▸ Records for processing

## begin

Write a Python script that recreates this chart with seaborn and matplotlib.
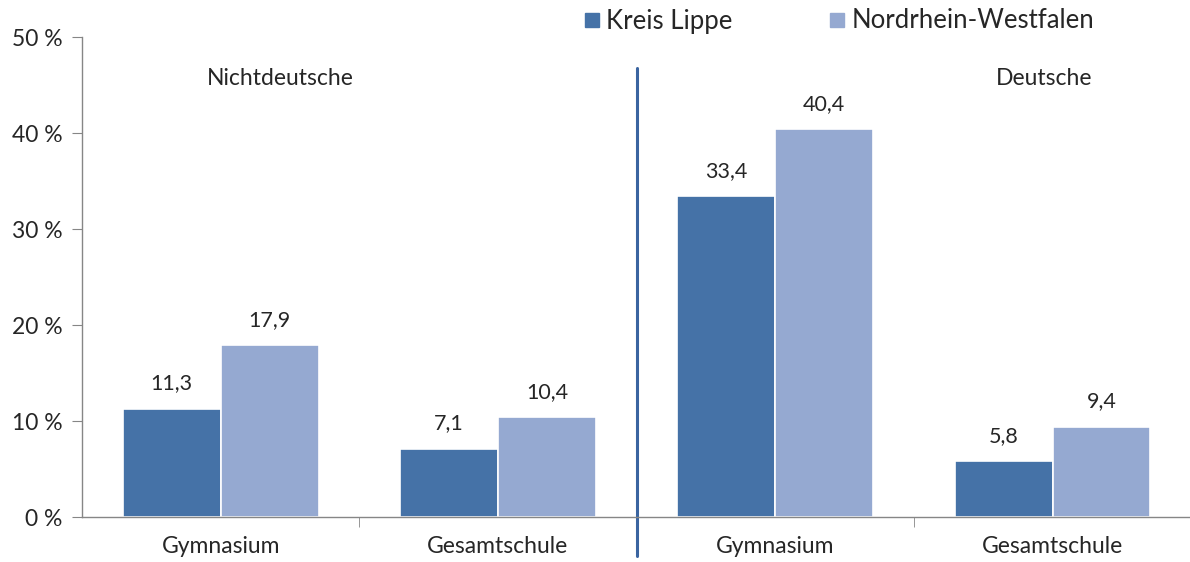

## end
## begin

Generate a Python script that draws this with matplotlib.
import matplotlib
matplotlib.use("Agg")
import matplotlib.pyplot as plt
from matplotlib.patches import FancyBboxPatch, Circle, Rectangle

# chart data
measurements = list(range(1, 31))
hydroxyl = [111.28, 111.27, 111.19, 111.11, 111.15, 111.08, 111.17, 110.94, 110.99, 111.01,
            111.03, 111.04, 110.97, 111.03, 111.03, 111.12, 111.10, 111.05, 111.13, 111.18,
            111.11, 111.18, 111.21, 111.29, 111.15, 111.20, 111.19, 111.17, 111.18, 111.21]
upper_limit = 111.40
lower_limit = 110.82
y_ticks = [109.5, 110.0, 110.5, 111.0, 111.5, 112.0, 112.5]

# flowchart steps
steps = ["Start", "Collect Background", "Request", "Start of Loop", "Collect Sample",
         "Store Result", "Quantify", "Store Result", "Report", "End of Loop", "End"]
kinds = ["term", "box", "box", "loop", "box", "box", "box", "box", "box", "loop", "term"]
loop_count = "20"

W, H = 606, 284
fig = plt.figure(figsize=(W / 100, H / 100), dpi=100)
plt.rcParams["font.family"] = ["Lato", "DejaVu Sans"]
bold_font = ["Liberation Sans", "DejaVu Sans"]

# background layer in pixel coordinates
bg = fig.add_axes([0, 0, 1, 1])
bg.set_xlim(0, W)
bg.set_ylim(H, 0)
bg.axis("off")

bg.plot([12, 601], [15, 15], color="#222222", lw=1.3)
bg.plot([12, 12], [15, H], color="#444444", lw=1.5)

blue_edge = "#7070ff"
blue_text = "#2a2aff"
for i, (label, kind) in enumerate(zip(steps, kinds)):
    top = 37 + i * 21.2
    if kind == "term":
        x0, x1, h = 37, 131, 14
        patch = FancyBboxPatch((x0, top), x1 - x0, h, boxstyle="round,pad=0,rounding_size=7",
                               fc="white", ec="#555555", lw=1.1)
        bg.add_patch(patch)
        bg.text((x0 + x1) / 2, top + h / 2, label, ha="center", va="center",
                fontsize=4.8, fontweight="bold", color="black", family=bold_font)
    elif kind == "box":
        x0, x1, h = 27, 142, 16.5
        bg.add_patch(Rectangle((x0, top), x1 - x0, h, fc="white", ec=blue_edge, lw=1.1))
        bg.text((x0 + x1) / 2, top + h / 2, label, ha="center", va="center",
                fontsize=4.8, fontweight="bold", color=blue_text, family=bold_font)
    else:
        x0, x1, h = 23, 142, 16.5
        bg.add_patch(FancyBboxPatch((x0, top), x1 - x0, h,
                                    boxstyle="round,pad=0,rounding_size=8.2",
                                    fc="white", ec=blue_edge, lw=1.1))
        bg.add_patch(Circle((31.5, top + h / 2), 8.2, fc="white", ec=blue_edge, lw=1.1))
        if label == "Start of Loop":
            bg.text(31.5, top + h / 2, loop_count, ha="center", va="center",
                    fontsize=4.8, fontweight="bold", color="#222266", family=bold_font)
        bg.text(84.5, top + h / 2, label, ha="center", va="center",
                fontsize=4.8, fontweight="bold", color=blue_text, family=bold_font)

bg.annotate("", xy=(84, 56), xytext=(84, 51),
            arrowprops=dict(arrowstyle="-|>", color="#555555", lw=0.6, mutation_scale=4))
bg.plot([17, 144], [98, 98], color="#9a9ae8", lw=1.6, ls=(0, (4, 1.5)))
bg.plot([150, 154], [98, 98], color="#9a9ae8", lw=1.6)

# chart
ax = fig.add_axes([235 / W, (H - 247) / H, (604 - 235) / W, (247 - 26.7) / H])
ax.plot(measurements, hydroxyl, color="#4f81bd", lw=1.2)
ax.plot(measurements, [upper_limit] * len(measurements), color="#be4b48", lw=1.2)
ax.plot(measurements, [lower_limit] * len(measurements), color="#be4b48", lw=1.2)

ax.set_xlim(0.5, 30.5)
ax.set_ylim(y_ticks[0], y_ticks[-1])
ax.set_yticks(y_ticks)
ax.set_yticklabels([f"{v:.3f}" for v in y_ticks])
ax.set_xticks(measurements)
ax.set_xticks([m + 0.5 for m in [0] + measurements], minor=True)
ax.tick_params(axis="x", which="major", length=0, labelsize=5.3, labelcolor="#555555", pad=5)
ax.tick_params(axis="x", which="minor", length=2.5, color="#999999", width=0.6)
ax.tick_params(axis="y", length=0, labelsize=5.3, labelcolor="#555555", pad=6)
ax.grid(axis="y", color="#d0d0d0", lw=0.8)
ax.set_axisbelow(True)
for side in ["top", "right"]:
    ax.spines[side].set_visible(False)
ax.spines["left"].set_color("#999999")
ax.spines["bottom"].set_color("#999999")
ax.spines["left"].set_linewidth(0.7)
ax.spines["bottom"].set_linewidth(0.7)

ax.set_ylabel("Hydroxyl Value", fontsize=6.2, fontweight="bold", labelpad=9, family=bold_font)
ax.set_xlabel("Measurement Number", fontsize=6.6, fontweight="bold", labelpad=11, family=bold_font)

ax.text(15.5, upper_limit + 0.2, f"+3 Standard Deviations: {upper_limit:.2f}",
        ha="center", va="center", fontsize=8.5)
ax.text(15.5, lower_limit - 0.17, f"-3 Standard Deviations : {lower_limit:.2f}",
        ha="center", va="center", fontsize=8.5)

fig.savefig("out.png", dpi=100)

## end

▸ Set exercise
Return exactly, and only, the lines from the one containing "Generate a Python" down to the one containing "from matplotlib.patches import", with both of those lines included.

▸ Task solution
Generate a Python script that draws this with matplotlib.
import matplotlib
matplotlib.use("Agg")
import matplotlib.pyplot as plt
from matplotlib.patches import FancyBboxPatch, Circle, Rectangle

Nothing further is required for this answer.